Wednesday, December 9
Historians will have a hard time explaining the Era of Trump. After all, he’s hardly William Jennings Bryan, able to hold a crowd spellbound with soaring rhetoric that addresses the crowd’s grievances. Hell, he’s a far cry from even being Huey Long.
So how did Trump, a New York City playboy and real estate swindler, win the fervent backing of so many rural and Midwestern working-class voters? At this point, it only matters because there are sure to be many would-be Trumps vying to pull off the same act in the future.
Just ask MAGA crowd members why they like Trump, and you’ll hear something to the effect of: He tells it like it is.
But in the face of so many Trump lies (20,000, according to a Washington Post tally), misrepresentations, and bits of disinformation, who could actually believe that? Only people who choose to avert their eyes from reality. Only people for whom things other than absolute accuracy are what really matters. Maybe people subjected to decades of talk-radio conspiracy-mongering.
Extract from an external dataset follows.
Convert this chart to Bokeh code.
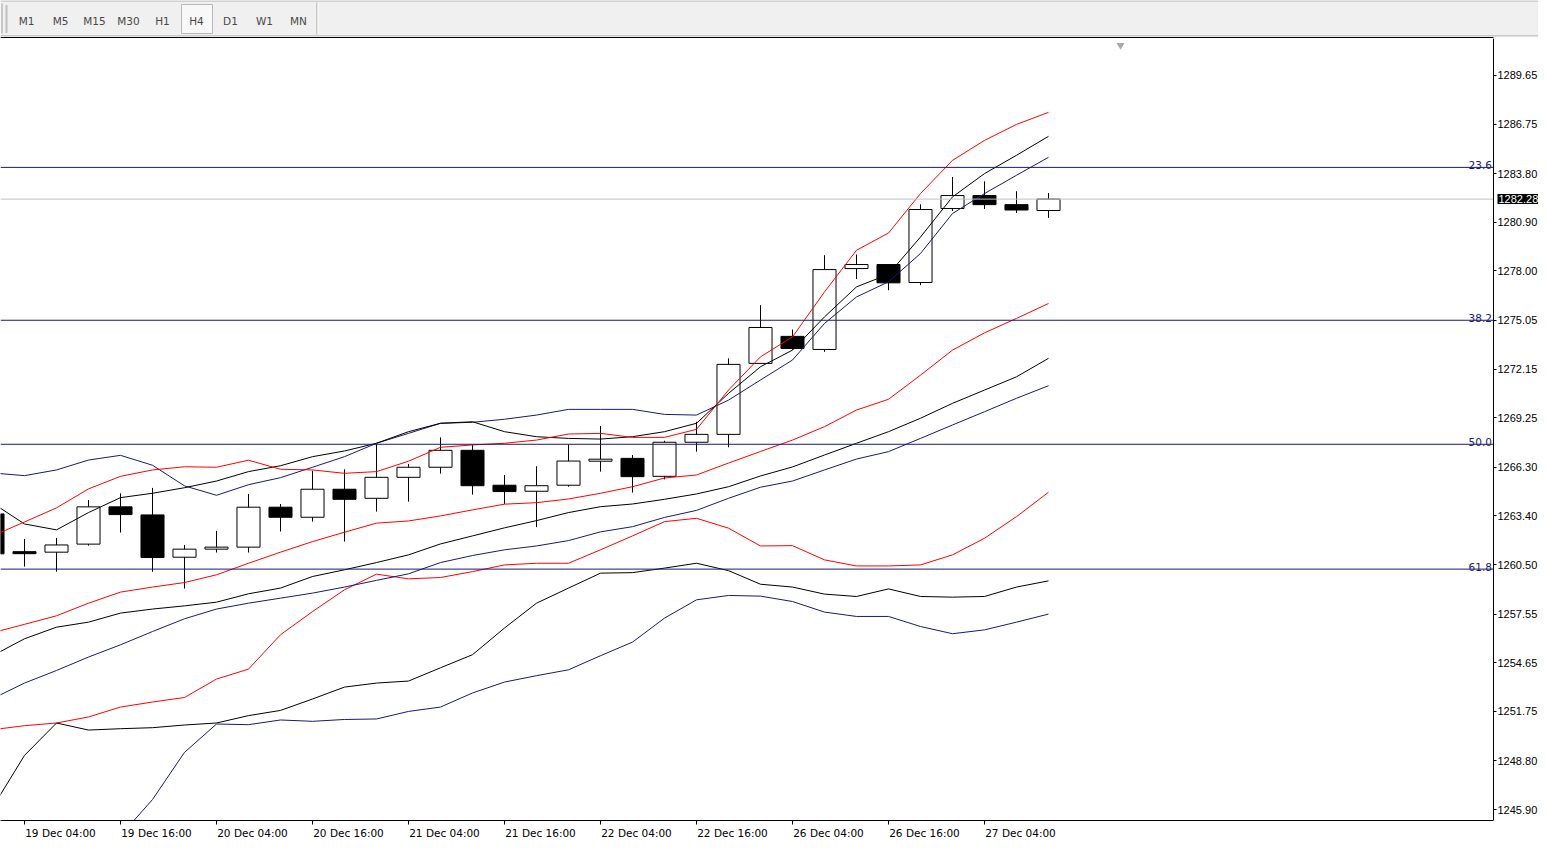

[Ted Cruz’s father really was involved in the Kennedy assassination, you know.]
It seems like the phenomenon calls more than ever for psycho-historians.
For my part, I think Trump’s popularity boils down to three or four matters: his unvarying pissed-off attitude, his considerable notoriety thanks to his TV shows, and the clear disapproval of educated, somewhat privileged people.
He is the victim-in-chief, addressing the legions of those who feel they’ve been swindled in the big three-card-monte game of life.
“We’re all victims,” he recently told the crowd at a Georgia rally. Everybody there should wallow in their victimization—with special emphasis on Trump’s loss of the RIGGED election.
Then he adds a side order of racism and sexism—something the white masses know they shouldn’t approve of but they secretly do.
That friend who used to laugh at something racist that the likes of Andrew Dice Clay might say, or maybe a grotesquely vulgar comment about women— such a person might think: well, I could never say such things out loud…but you know, it’s true!
Get a half-dozen such people together and you’re on your way toward a MAGA rally.
To be honest, one strand of American comedy has contributed as well. Think about how, over the decades, comedians from Lenny Bruce to George Carlin to Chris Rock have pushed the boundaries about what may be said in public and laughed at. As a result, the very definition of what is vulgar or taboo has shifted. The American public, which once blushed at the mere mention of brassieres, divorce, or toilet paper, has been desensitized.
So when Trump mocks a disabled news reporter or says something profane about women…well it’s crude but, hey, he’s got a point….
Dinner: grilled eggplant with tomato sauce and parmesan, and a fresh mozzarella and tomatoes salad with balsamic vinaigrette.
Entertainment: Another episode of The Queen’s Gambit on Netflix.